Transcribe the material word for word, but without the images.

Start DATASET CONTENT

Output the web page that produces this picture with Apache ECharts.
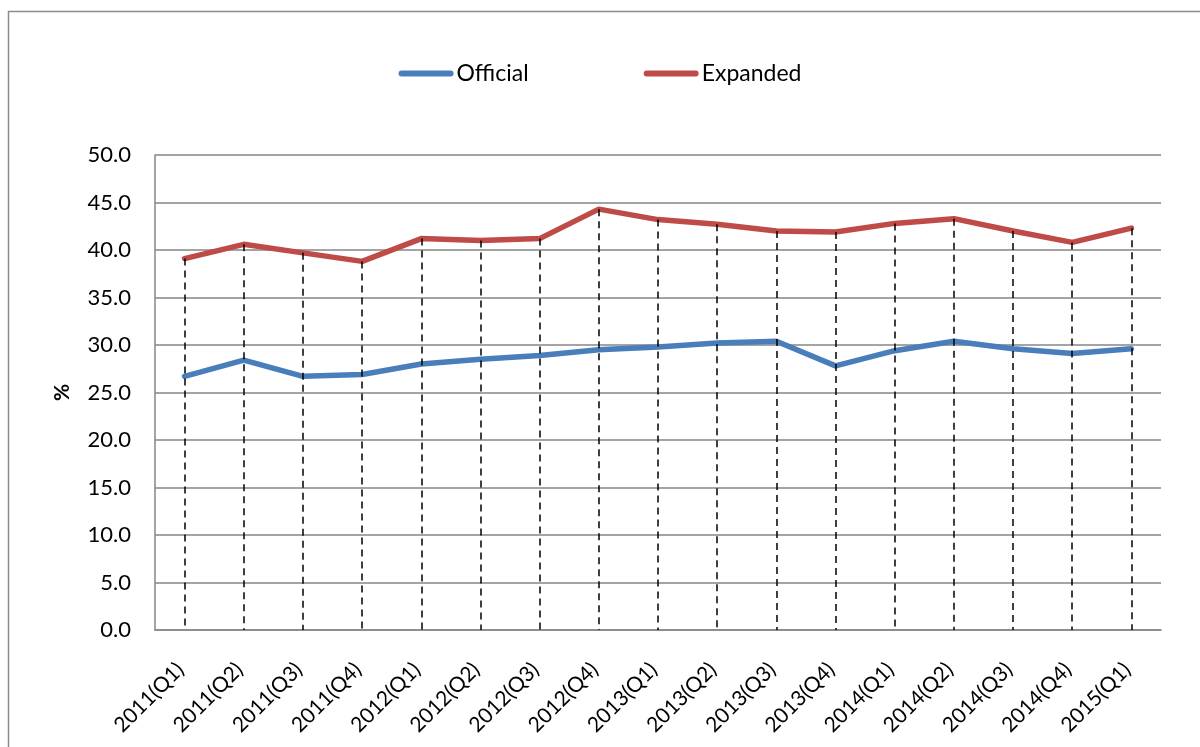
<!DOCTYPE html>
<html>
<head>
<meta charset="utf-8">
<script src="https://cdn.jsdelivr.net/npm/echarts@6/dist/echarts.min.js"></script>
<style>
  html, body { margin: 0; padding: 0; background: #fff; }
  #main { width: 1200px; height: 747px; }
</style>
</head>
<body>
<div id="main"></div>
<script>
// quarters on the x axis
var quarters = ['2011(Q1)', '2011(Q2)', '2011(Q3)', '2011(Q4)',
  '2012(Q1)', '2012(Q2)', '2012(Q3)', '2012(Q4)',
  '2013(Q1)', '2013(Q2)', '2013(Q3)', '2013(Q4)',
  '2014(Q1)', '2014(Q2)', '2014(Q3)', '2014(Q4)', '2015(Q1)'];
// official rate, %
var official = [26.7, 28.4, 26.7, 26.9, 28.0, 28.5, 28.9, 29.5, 29.8, 30.2, 30.4, 27.8, 29.4, 30.4, 29.6, 29.1, 29.6];
// expanded rate, %
var expanded = [39.1, 40.6, 39.7, 38.8, 41.2, 41.0, 41.2, 44.3, 43.2, 42.7, 42.0, 41.9, 42.8, 43.3, 42.0, 40.8, 42.3];

var font = 'Lato, "Open Sans", sans-serif';
var blue = '#4A7EBB', red = '#BE4B48';
var pill = 'path://M3,0 L52,0 A3,3 0 0 1 52,6 L3,6 A3,3 0 0 1 3,0 Z';

// drop lines from each expanded point down to the axis
var dropLines = expanded.map(function (v, i) {
  return [{ coord: [i, v] }, { coord: [i, 0] }];
});

var chart = echarts.init(document.getElementById('main'));
chart.setOption({
  animation: false,
  backgroundColor: '#fff',
  graphic: [{
    type: 'rect',
    shape: { x: 8.5, y: 11.5, width: 1250, height: 800 },
    style: { fill: 'none', stroke: '#8c8c8c', lineWidth: 1.5 },
    silent: true
  }],
  legend: {
    top: 57,
    left: 'center',
    itemWidth: 55,
    itemHeight: 6,
    itemGap: 115,
    textStyle: { fontFamily: font, fontSize: 23, color: '#000', padding: [0, 0, 0, -2] },
    data: [
      { name: 'Official', icon: pill, itemStyle: { color: blue } },
      { name: 'Expanded', icon: pill, itemStyle: { color: red } }
    ]
  },
  grid: { left: 155, right: 39, top: 155, bottom: 117 },
  xAxis: {
    type: 'category',
    data: quarters,
    boundaryGap: true,
    axisLine: { lineStyle: { color: '#868686', width: 1.5 } },
    axisTick: { show: false },
    axisLabel: {
      rotate: 45, margin: 32, padding: [0, 6, 0, 0],
      fontFamily: font, fontSize: 21, color: '#000', interval: 0
    }
  },
  yAxis: {
    type: 'value',
    min: 0,
    max: 50,
    interval: 5,
    name: '%',
    nameLocation: 'middle',
    nameGap: 82,
    nameTextStyle: { fontFamily: font, fontSize: 21, fontWeight: 'bold', color: '#000' },
    axisLine: { show: true, lineStyle: { color: '#868686', width: 1.5 } },
    axisTick: { show: false },
    splitLine: { lineStyle: { color: '#868686', width: 1.5 } },
    axisLabel: {
      margin: 24, fontFamily: font, fontSize: 22, color: '#000',
      formatter: function (v) { return v.toFixed(1); }
    }
  },
  series: [
    {
      name: 'Official',
      type: 'line',
      data: official,
      symbol: 'none',
      color: blue,
      lineStyle: { width: 5.5, color: blue, cap: 'round' },
      z: 2
    },
    {
      name: 'Expanded',
      type: 'line',
      data: expanded,
      symbol: 'none',
      color: red,
      lineStyle: { width: 5.5, color: red, cap: 'round' },
      z: 2,
      markLine: {
        silent: true,
        symbol: 'none',
        label: { show: false },
        lineStyle: { color: '#000', type: [7, 5], width: 1.5 },
        data: dropLines,
        z: 5
      }
    }
  ]
});
</script>
</body>
</html>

End DATASET CONTENT

THE RESULT
Output the web page that produces this picture with Apache ECharts.
<!DOCTYPE html>
<html>
<head>
<meta charset="utf-8">
<script src="https://cdn.jsdelivr.net/npm/echarts@6/dist/echarts.min.js"></script>
<style>
  html, body { margin: 0; padding: 0; background: #fff; }
  #main { width: 1200px; height: 747px; }
</style>
</head>
<body>
<div id="main"></div>
<script>
// quarters on the x axis
var quarters = ['2011(Q1)', '2011(Q2)', '2011(Q3)', '2011(Q4)',
  '2012(Q1)', '2012(Q2)', '2012(Q3)', '2012(Q4)',
  '2013(Q1)', '2013(Q2)', '2013(Q3)', '2013(Q4)',
  '2014(Q1)', '2014(Q2)', '2014(Q3)', '2014(Q4)', '2015(Q1)'];
// official rate, %
var official = [26.7, 28.4, 26.7, 26.9, 28.0, 28.5, 28.9, 29.5, 29.8, 30.2, 30.4, 27.8, 29.4, 30.4, 29.6, 29.1, 29.6];
// expanded rate, %
var expanded = [39.1, 40.6, 39.7, 38.8, 41.2, 41.0, 41.2, 44.3, 43.2, 42.7, 42.0, 41.9, 42.8, 43.3, 42.0, 40.8, 42.3];

var font = 'Lato, "Open Sans", sans-serif';
var blue = '#4A7EBB', red = '#BE4B48';
var pill = 'path://M3,0 L52,0 A3,3 0 0 1 52,6 L3,6 A3,3 0 0 1 3,0 Z';

// drop lines from each expanded point down to the axis
var dropLines = expanded.map(function (v, i) {
  return [{ coord: [i, v] }, { coord: [i, 0] }];
});

var chart = echarts.init(document.getElementById('main'));
chart.setOption({
  animation: false,
  backgroundColor: '#fff',
  graphic: [{
    type: 'rect',
    shape: { x: 8.5, y: 11.5, width: 1250, height: 800 },
    style: { fill: 'none', stroke: '#8c8c8c', lineWidth: 1.5 },
    silent: true
  }],
  legend: {
    top: 57,
    left: 'center',
    itemWidth: 55,
    itemHeight: 6,
    itemGap: 115,
    textStyle: { fontFamily: font, fontSize: 23, color: '#000', padding: [0, 0, 0, -2] },
    data: [
      { name: 'Official', icon: pill, itemStyle: { color: blue } },
      { name: 'Expanded', icon: pill, itemStyle: { color: red } }
    ]
  },
  grid: { left: 155, right: 39, top: 155, bottom: 117 },
  xAxis: {
    type: 'category',
    data: quarters,
    boundaryGap: true,
    axisLine: { lineStyle: { color: '#868686', width: 1.5 } },
    axisTick: { show: false },
    axisLabel: {
      rotate: 45, margin: 32, padding: [0, 6, 0, 0],
      fontFamily: font, fontSize: 21, color: '#000', interval: 0
    }
  },
  yAxis: {
    type: 'value',
    min: 0,
    max: 50,
    interval: 5,
    name: '%',
    nameLocation: 'middle',
    nameGap: 82,
    nameTextStyle: { fontFamily: font, fontSize: 21, fontWeight: 'bold', color: '#000' },
    axisLine: { show: true, lineStyle: { color: '#868686', width: 1.5 } },
    axisTick: { show: false },
    splitLine: { lineStyle: { color: '#868686', width: 1.5 } },
    axisLabel: {
      margin: 24, fontFamily: font, fontSize: 22, color: '#000',
      formatter: function (v) { return v.toFixed(1); }
    }
  },
  series: [
    {
      name: 'Official',
      type: 'line',
      data: official,
      symbol: 'none',
      color: blue,
      lineStyle: { width: 5.5, color: blue, cap: 'round' },
      z: 2
    },
    {
      name: 'Expanded',
      type: 'line',
      data: expanded,
      symbol: 'none',
      color: red,
      lineStyle: { width: 5.5, color: red, cap: 'round' },
      z: 2,
      markLine: {
        silent: true,
        symbol: 'none',
        label: { show: false },
        lineStyle: { color: '#000', type: [7, 5], width: 1.5 },
        data: dropLines,
        z: 5
      }
    }
  ]
});
</script>
</body>
</html>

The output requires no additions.